Logging to stdout for ray serve

Hello Team,
I have my rayserve application running inside a docker container. It’s a single node application with both the ray head and workers running inside the same container.

I have an entrypoint.sh file containing the commands to start the ray server and the deployments (shown below)

python -m rayserve.data_helpers.download_resources
ray start --head --node-ip-address=0.0.0.0 --include-dashboard=true --dashboard-host=0.0.0.0
serve build rayserve.deployer:deployment_graph -o config.yaml
serve deploy config.yaml
python -m rayserve.wait

Details of the commands:
download_resources → Downloads all the model files from S3 into a folder from which they are loaded into memory when the deployment objects are called

ray start --head … → Starts the ray server

serve build … → Creates a config file

serve deploy config.yaml → Starts the workers from the config file

Since serve deploy starts the deployments in the background , I invoke a wait.py file which basically does this

import time

if __name__=="__main__":
    while True:
        time.sleep(0.00001)

Since serve deploy runs everything in the background, I am not able to see any application logs in the console of my container (Screenshot given below)

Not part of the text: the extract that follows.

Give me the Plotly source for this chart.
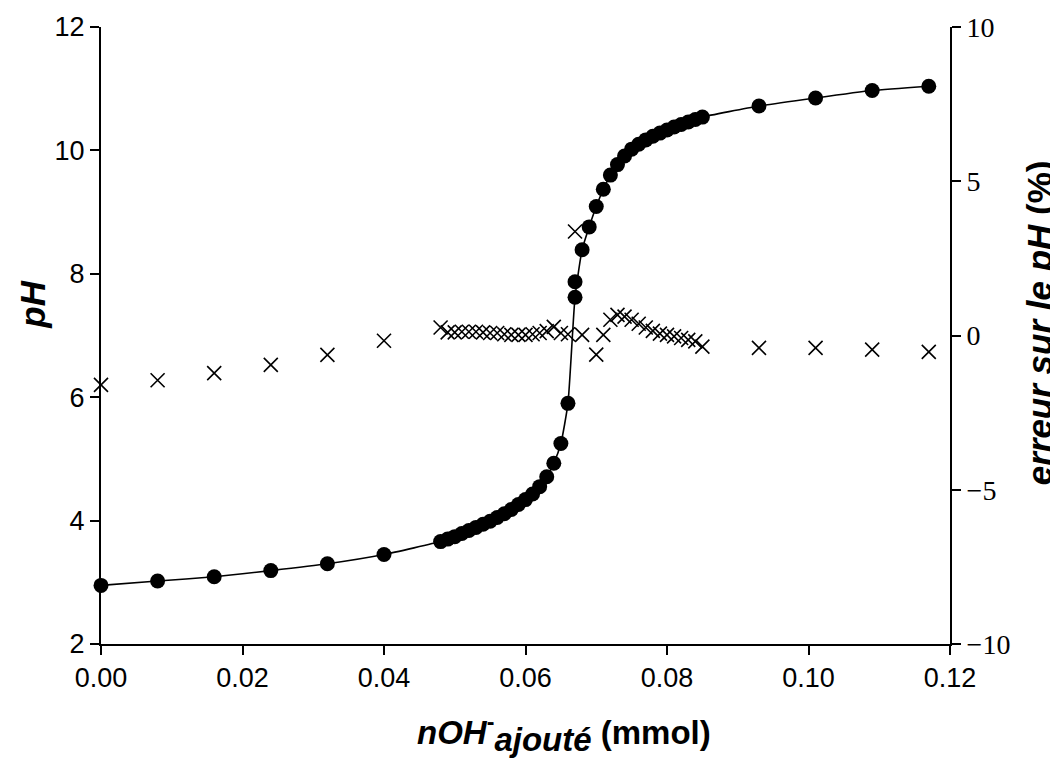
import plotly.graph_objects as go

# ---- data ----
n_oh = [0.000, 0.008, 0.016, 0.024, 0.032, 0.040,
        0.048, 0.049, 0.050, 0.051, 0.052, 0.053, 0.054, 0.055, 0.056, 0.057,
        0.058, 0.059, 0.060, 0.061, 0.062, 0.063, 0.064, 0.065, 0.066, 0.067,
        0.068, 0.069, 0.070, 0.071, 0.072, 0.073, 0.074, 0.075, 0.076, 0.077,
        0.078, 0.079, 0.080, 0.081, 0.082, 0.083, 0.084, 0.085,
        0.093, 0.101, 0.109, 0.117]

ph_exp = [2.95, 3.02, 3.09, 3.19, 3.30, 3.45,
          3.66, 3.70, 3.74, 3.79, 3.84, 3.89, 3.94, 3.99, 4.05, 4.11,
          4.18, 4.26, 4.34, 4.43, 4.55, 4.71, 4.93, 5.25, 5.90, 7.62,
          8.39, 8.76, 9.09, 9.37, 9.60, 9.77, 9.91, 10.02, 10.10, 10.17,
          10.23, 10.28, 10.33, 10.38, 10.42, 10.46, 10.50, 10.54,
          10.72, 10.85, 10.97, 11.04]

n_oh_repeat = [0.067]
ph_repeat = [7.87]

err_ph = [-1.60, -1.45, -1.22, -0.95, -0.63, -0.17,
          0.26, 0.10, 0.10, 0.12, 0.12, 0.12, 0.10, 0.08, 0.08, 0.04,
          0.02, 0.02, 0.02, 0.04, 0.08, 0.14, 0.28, 0.08, 0.04, 3.37,
          0.02, None, -0.62, 0.02, 0.51, 0.67, 0.61, 0.51, 0.38, 0.26,
          0.15, 0.06, 0.02, -0.03, -0.08, -0.14, -0.19, -0.36,
          -0.40, -0.40, -0.46, -0.53]

x_ticks = [0.00, 0.02, 0.04, 0.06, 0.08, 0.10, 0.12]
y_ticks = [2, 4, 6, 8, 10, 12]
y2_ticks = [-10, -5, 0, 5, 10]

SANS = "Liberation Sans, Arial, sans-serif"
SERIF = "Liberation Serif, Times New Roman, serif"

fig = go.Figure()

fig.add_trace(go.Scatter(
    x=n_oh, y=ph_exp, mode="lines",
    line=dict(color="black", width=1.6, shape="spline", smoothing=0.5),
    showlegend=False, cliponaxis=False))

fig.add_trace(go.Scatter(
    x=n_oh + n_oh_repeat, y=ph_exp + ph_repeat, mode="markers",
    marker=dict(symbol="circle", size=15, color="black"),
    showlegend=False, cliponaxis=False))

fig.add_trace(go.Scatter(
    x=n_oh, y=err_ph, mode="markers", yaxis="y2",
    marker=dict(symbol="x-thin", size=14, color="black",
                line=dict(color="black", width=1.6)),
    showlegend=False, cliponaxis=False))

axis_common = dict(showgrid=False, zeroline=False, showline=True,
                   linecolor="black", linewidth=2, ticks="outside",
                   ticklen=9, tickwidth=2, tickcolor="black",
                   automargin=False)

# page body has an 8px margin: figure is sized so that the plot lands
# where the reference plot area is
fig.update_layout(
    width=1050, height=750,
    margin=dict(l=93, r=108, t=19, b=114, autoexpand=False),
    paper_bgcolor="white", plot_bgcolor="white",
    xaxis=dict(range=[0, 0.12], tickvals=x_ticks, tickformat=".2f",
               tickfont=dict(family=SANS, size=27, color="black"),
               **axis_common),
    yaxis=dict(range=[2, 12], tickvals=y_ticks,
               tickfont=dict(family=SANS, size=27, color="black"),
               **axis_common),
    yaxis2=dict(range=[-10, 10], tickvals=y2_ticks, overlaying="y",
                side="right", anchor="x",
                tickfont=dict(family=SERIF, size=28, color="black"),
                **axis_common),
    annotations=[
        dict(text="<b><i>nOH</i><sup>-</sup><sub><span style='font-size:33px'><i>ajouté</i></span></sub> (mmol)</b>",
             xref="paper", yref="paper", x=0.545, y=-0.145,
             xanchor="center", yanchor="middle", showarrow=False,
             font=dict(family=SANS, size=33, color="black")),
        dict(text="<b><i>pH</i></b>", xref="paper", yref="paper",
             x=-0.08, y=0.55, xanchor="center", yanchor="middle",
             textangle=-90, showarrow=False,
             font=dict(family=SANS, size=35, color="black")),
        dict(text="<b><i>erreur sur le pH</i> (%)</b>", xref="paper", yref="paper",
             x=1.105, y=0.52, xanchor="center", yanchor="middle",
             textangle=-90, showarrow=False,
             font=dict(family=SANS, size=35, color="black")),
    ],
)

fig.write_html("out.html")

How do you suggest I overcome this?
And is this the recommended way of deploying the application?

Please help

Based on the entrypoint.sh file, you seem to be starting Ray and then immediately deploying the Serve config to the new, local Ray cluster. This should be sufficient for your single-node use case. Generally, users put Serve in production using KubeRay, with a long-running Ray cluster on VMs, or on a managed Ray service like Anyscale.

There’s a couple possible ways to access logs for your setup.

  1. Use serve run: Since you’re already waiting for the deployments to start with python -m rayserve.wait, you could use serve run rayserve.deployer:deployment_graph instead of serve deploy config.yaml. serve run will block and wait for the config to deploy. Afterwards, the logs should stream back to the container console.

  2. Access them manually: Ray Serve stores all its logs in the /tmp/ray/session_latest/logs/serve/ directory on each node.

I’d recommend starting with (1) and see if it fulfills your use case.